To prepare for the This Is It shows, Michael kept telling his people: “Bigger.” It was a familiar theme in his life. He’d said it about
Dangerous
-tour special effects, and he’d said it about the
HIStory
album. And it was how he felt about his homes—he tried to buy a forty-thousand-square-foot LA mansion for $93 million, until Phillips gently reminded him of his debt. Even the name “This Is It,” like
Thriller
or
Bad
, suggested a grandiosity to which Michael always aspired.
“When I’m on that stage,” he told promoters, “this is the place in the world to be.” He wanted special effects that had never been done before.
“That’s what motivated him,” Phillips said. His costume people created a
silver spacesuit with huge blue shiny diamonds and elaborate square robot shoulder pads,
plus
mirrored shoes and sunglasses containing three million individual Swarovski crystals. Jay Ruckel, the La Crasia glove designer, was enlisted to stitch together a one-handed “Billie Jean” glove containing
6,600 crystals. Bruce Jones, a visual effects supervisor who’d worked on three
Star Trek
TV series, met with Michael to discuss a series of short 3-D interactive films on a
130-by-30-foot LED-screen backdrop. Michael wanted butterflies coming out of a rainforest during “Earth Song” in such a vivid way that fans could reach out and touch them. “He had these great ideas, but they were all over the map,” recalls Jones, who spent sixteen-hour days aspiring to MJ’s vision. “I tried to place them into more of a linear format.” Michael asked for a live monkey scrambling down a tree, but Jones’s staff convinced him the show’s $6 million visual-effects budget couldn’t accommodate monkey food and training.

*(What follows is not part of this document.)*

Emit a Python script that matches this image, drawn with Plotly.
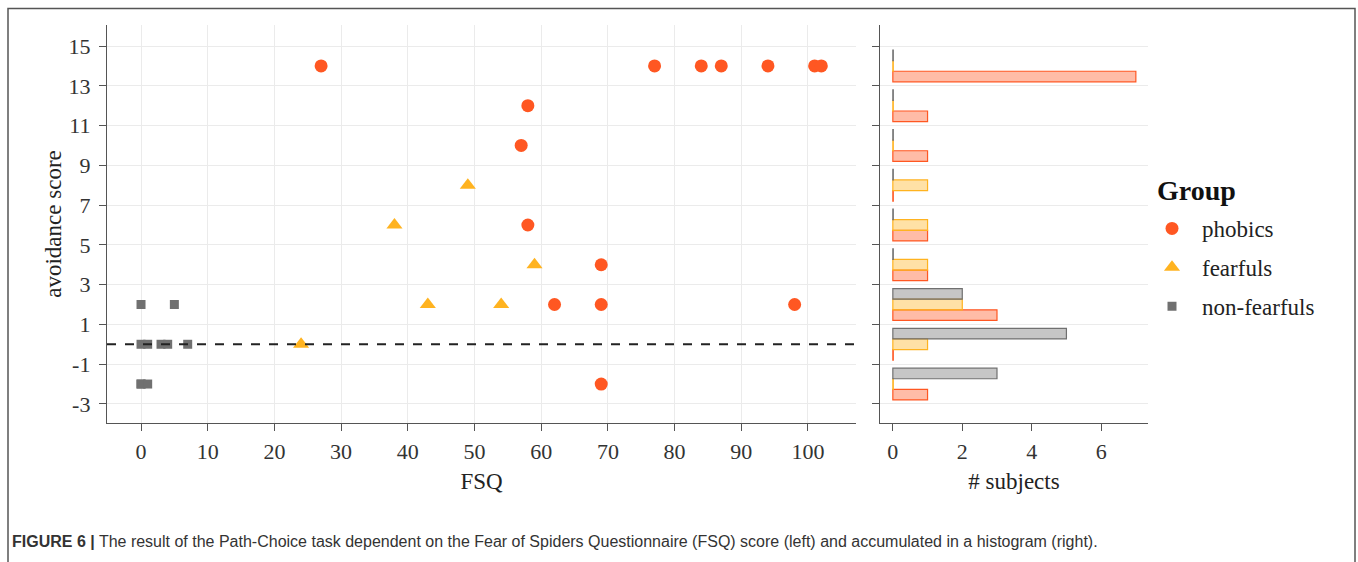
import numpy as np
import plotly.graph_objects as go

W, H = 1358, 562

# ---- data ----
groups = ["phobics", "fearfuls", "non-fearfuls"]
phobics_fsq = [27, 77, 84, 87, 94, 101, 102, 58, 57, 58, 69, 62, 69, 98, 69]
phobics_avoid = [14, 14, 14, 14, 14, 14, 14, 12, 10, 6, 4, 2, 2, 2, -2]
fearfuls_fsq = [49, 38, 59, 43, 54, 24]
fearfuls_avoid = [8, 6, 4, 2, 2, 0]
nonfearfuls_fsq = [0, 5, 0, 1, 3, 4, 7, 0, 0, 1]
nonfearfuls_avoid = [2, 2, 0, 0, 0, 0, 0, -2, -2, -2]

y_ticks = [-3, -1, 1, 3, 5, 7, 9, 11, 13, 15]
y_ticklabels = ["-3", "-1", "1", "3", "5", "7", "9", "11", "13", "15"]
x_ticks = [0, 10, 20, 30, 40, 50, 60, 70, 80, 90, 100]
hist_ticks = [0, 2, 4, 6]
bin_edges = [-3, -1, 1, 3, 5, 7, 9, 11, 13, 15]

colors = {"phobics": "#FF5722", "fearfuls": "#FFB320", "non-fearfuls": "#707070"}
fills = {"phobics": "rgba(255,87,34,0.40)", "fearfuls": "rgba(255,179,32,0.40)",
         "non-fearfuls": "rgba(112,112,112,0.40)"}
symbols = {"phobics": "circle", "fearfuls": "triangle-up", "non-fearfuls": "square"}
sizes = {"phobics": 13, "fearfuls": 14, "non-fearfuls": 9}

data = {
    "phobics": (phobics_fsq, phobics_avoid),
    "fearfuls": (fearfuls_fsq, fearfuls_avoid),
    "non-fearfuls": (nonfearfuls_fsq, nonfearfuls_avoid),
}

SERIF = "Liberation Serif"

fig = go.Figure()

# scatter
for g in groups:
    xs, ys = data[g]
    fig.add_trace(go.Scatter(
        x=xs, y=ys, mode="markers", name=g, legendgroup=g,
        marker=dict(symbol=symbols[g], size=sizes[g], color=colors[g], line=dict(width=0)),
        xaxis="x", yaxis="y", showlegend=True,
    ))

# histogram (horizontal grouped bars)
centers = [(bin_edges[k] + bin_edges[k + 1]) / 2 for k in range(len(bin_edges) - 1)]
for g in groups:
    counts, _ = np.histogram(data[g][1], bins=bin_edges)
    disp = [c if c > 0 else 0.012 for c in counts]
    fig.add_trace(go.Bar(
        x=disp, y=centers, orientation="h", name=g, legendgroup=g, showlegend=False,
        marker=dict(color=fills[g], line=dict(color=colors[g], width=1.2)),
        xaxis="x2", yaxis="y2", hoverinfo="skip",
    ))

ydom = [1 - 423 / H, 1 - 25 / H]
axis_common = dict(
    showline=True, linecolor="#555555", linewidth=1.3, ticks="outside", ticklen=7,
    tickcolor="#555555", tickwidth=1.2, gridcolor="#EBEBEB", gridwidth=1, zeroline=False,
    tickfont=dict(family=SERIF, size=22, color="#333333"),
    mirror=False,
)
title_font = dict(family=SERIF, size=23, color="#222222")

fig.update_layout(
    width=W, height=H, margin=dict(l=0, r=0, t=0, b=0),
    paper_bgcolor="white", plot_bgcolor="white",
    barmode="group", bargap=0.2, bargroupgap=0,
    font=dict(family=SERIF, color="#222222"),
    xaxis=dict(domain=[107 / W, 856 / W], range=[-5.1, 107.2], tickvals=x_ticks,
               title=dict(text="FSQ", font=title_font, standoff=10),
               anchor="y", showgrid=True, ticklabelstandoff=1, **axis_common),
    yaxis=dict(domain=ydom, range=[-3.96, 16.06], tickvals=y_ticks, ticktext=y_ticklabels,
               title=dict(text="avoidance score", font=title_font, standoff=0),
               anchor="x", showgrid=True, ticklabelstandoff=4, **axis_common),
    xaxis2=dict(domain=[880 / W, 1148 / W], range=[-0.37, 7.35], tickvals=hist_ticks,
                title=dict(text="# subjects", font=title_font, standoff=10),
                anchor="y2", showgrid=False, ticklabelstandoff=1, **axis_common),
    yaxis2=dict(domain=ydom, range=[-3.96, 16.06], tickvals=y_ticks, showticklabels=False,
                anchor="x2", showgrid=True, **axis_common),
    legend=dict(
        x=1142 / W, y=1 - 207 / H, xanchor="left", yanchor="top",
        font=dict(family=SERIF, size=23, color="#222222"),
        tracegroupgap=6, itemwidth=50, bgcolor="rgba(0,0,0,0)",
    ),
    shapes=[
        dict(type="line", xref="x domain", yref="y", x0=0, x1=1, y0=0, y1=0,
             line=dict(color="#222222", width=2, dash="dash")),
        dict(type="rect", xref="paper", yref="paper", x0=8 / W, x1=1355 / W,
             y0=-0.1, y1=1 - 8.5 / H, line=dict(color="#555555", width=1.5),
             fillcolor="rgba(0,0,0,0)", layer="below"),
    ],
    annotations=[
        dict(xref="paper", yref="paper", x=1155 / W, y=1 - 190 / H, xanchor="left", yanchor="middle",
             showarrow=False, text="<b>Group</b>",
             font=dict(family=SERIF, size=28, color="#111111")),
        dict(xref="paper", yref="paper", x=10 / W, y=1 - 541 / H, xanchor="left", yanchor="middle",
             showarrow=False,
             text="<b>FIGURE 6 |</b> The result of the Path-Choice task dependent on the Fear of Spiders "
                  "Questionnaire (FSQ) score (left) and accumulated in a histogram (right).",
             font=dict(family="Liberation Sans, Arial", size=16, color="#333333")),
    ],
)

fig.write_html("out.html")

Michael picked Kenny Ortega, who’d worked with him on the
Dangerous
and
HIStory
tours, as the producer. (The star
paid 95 percent of Ortega’s salary.)
“MJ and I are already so in sync,” Ortega wrote to Gongaware in mid-March. For musical director, Ortega found Michael Bearden, a keyboardist from Chicago’s South Side who had worked with Madonna, Sting, and Whitney Houston. (MJ had called his first choice, old Jacksons friend Greg Phillinganes, to ask if he was interested, and the keyboardist responded, “Of
course
I’m interested.” But AEG stepped in and “prevented it from happening,” Phillinganes says—which annoyed Michael.
III
) Travis Payne, Michael’s longtime choreographer who knew his steps so well that he often performed as a body double, also returned. Other familiar faces were brought in—drummer Jonathan “Sugarfoot” Moffett, Bashiri Johnson, a percussionist who’d played with Michael during the thirtieth-anniversary concerts in 2001, and Stacy Walker, a dancer and choreographer who’d worked on
Dangerous
and
HIStory
.
“He was thinner than I remembered seeing him,” Walker recalls. “Certainly
his energy wasn’t the same. Maybe his moves weren’t quite as sharp or dynamic.” This made sense, she figured—Michael Jackson may have been frozen in time as a twenty-five-year-old defying physics, but now he was fifty, a dancer with a new kind of grace.